Powerful allies agree. “John Bryant has done a great job,” says former L.A. Mayor Richard Riordan. “He’s always in there pitching.” That opinion is seconded by Carlton Jenkins, 46, a partner in an equity fund that invests in struggling communities and has donated to Bryant’s effort. “People who do what I do for a living appreciate John,” he says. “Operation Hope keeps the conversation going about disparities in the access that people in low-income areas have to home ownership, technology, capital and credit cards.”
Bryant’s own route to the good life began in one of L.A.’s toughest neighborhoods. The youngest of three children born to Johnie Will Smith, now 77, a cement contractor, and his wife Juanita, 67, a seamstress, Bryant was 5 when his parents divorced. While other kids wore pressed khakis and sneakers to school—the uniform of the in crowd at the time—Bryant’s mother dressed him in crushed velvet three-piece suits. “She didn’t want me to be ordinary,”.he says. “I got my ass whipped, but it did force me to be an individual.” At age 10 he set up a candy store in the family den and earned, he says, $300 a week. As a teen he attended the Hollywood Professional School for aspiring young actors, where classmates included Tatum O’Neal and Todd Bridges.
But it was only after he dropped out of San Diego City College—and, failing at a series of business ventures, lived for six months in his Jeep in a parking lot—that Bryant finally found direction in life. Landing an entry-level job at a merchant bank, he persuaded his bosses to let him earn commissions by managing accounts for wealthy clients applying for high-interest loans. “The first year I did zero in business,” he says. “The fourth year I did $24 million.”
Today Bryant—who was married briefly and now dates Tracey Hilgeman, 31, a rental-car company account manager—is paid a $150,000 salary by Operation Hope and live in a three-bedroom condo in L.A. , decorated with a large collection of Shona sculptures from Zimbabwe and a Richard Avedon photo of himself for a Gap ad.
Yet those tokens of success, he says, aren’t nearly as rewarding as the transformation that he is helping to effect in his city.

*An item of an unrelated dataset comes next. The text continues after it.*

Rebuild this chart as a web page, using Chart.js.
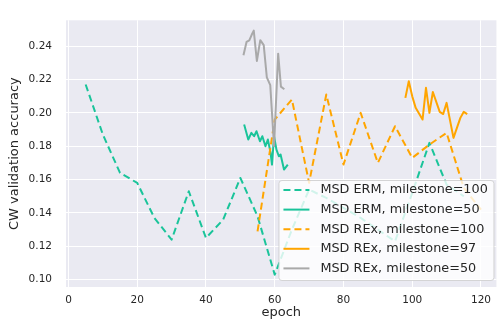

Today, as more than $1.2 billion in development money pours into a community once ravaged by violence, South Central, Bryant believes, is improving in every way. “After 40 scorching days, it’s easy to start a fire—all you need is a spark,” he says, recalling those traumatic days from a decade ago. “But if it’s been raining, it’s harder to create the friction. People’s spirits are much stronger today. It’s been raining for 40 straight days.”